[48]. The remark is from Darmesteter, Zend-Avesta, II, p. 441.

[49]. Cf. Reinach, op. cit., [260], pp. 230 ff.

[50]. Farnell, Evolution of Religion, p. 127.

[51]. Mithra is sanctus (Mon. myst. Mithra, II, p. 533), like the Syrian gods; cf. supra, ch. V, n. [47].

[52]. Mon. myst. Mithra, I, pp. 309 ff. The eschatology of orthodox Mazdaism has been expounded recently by Söderblom, La vie future d'après le mazdéisme, Paris, 1901.

[53]. Cf. supra, ch. IV, p. [100], ch. V, p. [126].

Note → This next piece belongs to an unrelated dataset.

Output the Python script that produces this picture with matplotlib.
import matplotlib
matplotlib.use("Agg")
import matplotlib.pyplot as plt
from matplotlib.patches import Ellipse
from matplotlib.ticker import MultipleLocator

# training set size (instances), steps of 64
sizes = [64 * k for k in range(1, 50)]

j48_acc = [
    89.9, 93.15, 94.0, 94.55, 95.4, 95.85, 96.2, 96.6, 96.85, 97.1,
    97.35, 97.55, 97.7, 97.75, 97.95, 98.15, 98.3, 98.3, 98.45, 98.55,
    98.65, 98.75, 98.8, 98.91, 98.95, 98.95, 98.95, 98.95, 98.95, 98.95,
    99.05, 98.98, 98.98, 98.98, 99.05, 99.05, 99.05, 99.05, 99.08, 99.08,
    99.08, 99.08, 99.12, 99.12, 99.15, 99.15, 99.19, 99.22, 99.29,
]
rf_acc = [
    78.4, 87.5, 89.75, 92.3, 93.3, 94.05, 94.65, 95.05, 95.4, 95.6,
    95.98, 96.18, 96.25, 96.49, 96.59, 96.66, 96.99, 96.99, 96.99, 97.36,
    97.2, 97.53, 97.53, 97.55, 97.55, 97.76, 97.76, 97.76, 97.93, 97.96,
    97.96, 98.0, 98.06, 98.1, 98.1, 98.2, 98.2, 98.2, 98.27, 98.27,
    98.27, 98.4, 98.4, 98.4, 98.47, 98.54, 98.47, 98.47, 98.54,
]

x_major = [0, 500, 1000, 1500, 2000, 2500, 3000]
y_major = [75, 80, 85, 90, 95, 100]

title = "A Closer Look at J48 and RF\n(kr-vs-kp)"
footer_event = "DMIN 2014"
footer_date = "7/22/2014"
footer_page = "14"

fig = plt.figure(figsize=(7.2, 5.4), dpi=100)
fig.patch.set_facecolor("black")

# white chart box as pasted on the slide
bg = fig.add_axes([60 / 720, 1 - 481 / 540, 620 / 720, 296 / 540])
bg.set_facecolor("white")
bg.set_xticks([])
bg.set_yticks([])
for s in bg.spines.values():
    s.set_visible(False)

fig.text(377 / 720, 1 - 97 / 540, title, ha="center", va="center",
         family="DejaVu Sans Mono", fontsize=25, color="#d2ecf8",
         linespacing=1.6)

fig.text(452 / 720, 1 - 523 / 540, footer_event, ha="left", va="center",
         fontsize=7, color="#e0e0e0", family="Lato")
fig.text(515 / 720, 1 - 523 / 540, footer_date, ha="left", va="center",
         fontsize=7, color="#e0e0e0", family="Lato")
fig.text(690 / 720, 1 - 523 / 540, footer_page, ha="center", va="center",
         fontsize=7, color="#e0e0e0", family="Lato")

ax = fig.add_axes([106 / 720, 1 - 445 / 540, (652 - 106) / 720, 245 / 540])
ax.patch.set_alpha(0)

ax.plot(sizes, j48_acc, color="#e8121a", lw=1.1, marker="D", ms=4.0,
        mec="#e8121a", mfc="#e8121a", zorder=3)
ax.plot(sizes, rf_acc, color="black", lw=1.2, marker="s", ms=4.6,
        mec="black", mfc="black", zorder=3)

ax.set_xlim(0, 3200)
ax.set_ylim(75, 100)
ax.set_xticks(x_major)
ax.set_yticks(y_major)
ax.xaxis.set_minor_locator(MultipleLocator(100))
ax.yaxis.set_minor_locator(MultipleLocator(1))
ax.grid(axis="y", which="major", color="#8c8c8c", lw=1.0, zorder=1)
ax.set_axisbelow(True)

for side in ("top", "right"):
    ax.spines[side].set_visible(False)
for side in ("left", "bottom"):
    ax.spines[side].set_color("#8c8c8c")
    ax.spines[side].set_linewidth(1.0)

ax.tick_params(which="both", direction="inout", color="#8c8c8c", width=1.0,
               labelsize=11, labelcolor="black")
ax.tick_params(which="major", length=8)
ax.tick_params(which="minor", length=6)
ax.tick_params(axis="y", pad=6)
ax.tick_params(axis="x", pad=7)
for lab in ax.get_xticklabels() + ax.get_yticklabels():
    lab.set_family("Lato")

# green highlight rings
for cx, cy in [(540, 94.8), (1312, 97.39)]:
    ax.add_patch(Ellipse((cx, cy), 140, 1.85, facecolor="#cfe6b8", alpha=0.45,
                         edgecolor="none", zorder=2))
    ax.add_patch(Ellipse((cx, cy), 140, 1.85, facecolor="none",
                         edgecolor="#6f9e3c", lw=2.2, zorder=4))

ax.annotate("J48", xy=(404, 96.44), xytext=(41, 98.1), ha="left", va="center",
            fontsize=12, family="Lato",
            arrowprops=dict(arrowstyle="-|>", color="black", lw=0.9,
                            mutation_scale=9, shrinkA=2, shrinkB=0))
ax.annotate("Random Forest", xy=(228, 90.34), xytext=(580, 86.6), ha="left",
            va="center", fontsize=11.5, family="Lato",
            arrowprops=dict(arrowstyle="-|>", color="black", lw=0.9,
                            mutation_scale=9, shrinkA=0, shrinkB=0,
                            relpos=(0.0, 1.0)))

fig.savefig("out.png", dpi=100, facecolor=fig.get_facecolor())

[54]. We have explained this theory above, p. [125]. It was foreign to the religion of Zoroaster and was introduced into the mysteries of Mithra with the Chaldean astrology. Moreover, ancient mythological ideas were always mixed with this learned theology. For instance, it was an old Oriental belief that souls, being regarded as material, wore clothing (Mon. myst. Mithra, I, p. 15, n. 5; Bousset, Archiv für Religionswiss., IV, 1901, p. 233, n. 2; Rev. hist. des relig., 1899, p. 243, and especially Böklen, Die Verwandtschaft der jüdisch-christlichen und der parsischen Eschatologie, Göttingen, 1902, pp. 61 ff.) Thence arose the notion prevalent to the end of paganism, that the soul in passing through the planetary spheres, took on the qualities of the stars "like successive tunics." Porphyry, De abstin., I, 31: Ἀποδυτέον ἄρα τοὺς πολλοὺς ἡμῖν χιτῶνας κ. τ. λ.; Macrobius, Somnium Sc., I, 11, § 12: "In singulis sphaeris aetherea obvolutione vestitur"; I, 12, § 13: "Luminosi corporis amicitur accessu"; Proclus, In Tim., I, 113, 8, Diehl ed.: Περιβάλλεσθαι χιτῶνας, Procl., Opera, Cousin ed., p. 222: "Exuendum autem nobis et tunicas quas descendentes induti sumus"; Kroll, De orac. Chaldaïcis, p. 51, n. 2: Ψυχὴ ἑσσαμένη νοῦν; Julian, Or., II, p. 123, 22, (Hertlein). Cf. Wendland, Die hellenistisch-römische Kultur, p. 168 n. 1. Compare what

Hippolytus, Philos., V, I, says of Isis (Ishtar?) in connection with the Naasenians. She is ἑπτάστολος, because nature also is covered with seven ethereal garments, the seven heavens of the planets; see Ps.-Apul., Asclepius, 34 (p. 75, 2 Thomas): "Mundum sensibilem et, quae in eo sunt, omnia a superiore illo mundo quasi ex vestimento esse contecta." I have insisted upon the persistence of this idea, because it may help us to grasp the significance attributed to a detail of the Mithra ritual in connection with which Porphyry relates nothing but contradictory interpretations. The persons initiated into the seven degrees were obliged to put on different costumes. The seven degrees of initiation successively conferred upon the mystic were symbols of the seven planetary spheres, through which the soul ascended after death (Mon. myst. Mithra, I, p. 316), the garments assumed by the initiates were probably considered as emblems of those "tunics" which the soul put on when descending into the lower realms and discarded on returning to heaven.

[55]. Renan, Marc-Aurèle, p. 579.

[56]. Anatole France, Le mannequin d'osier, p. 318. Cf. Reinach, op. cit. [p. [260]], p. 232.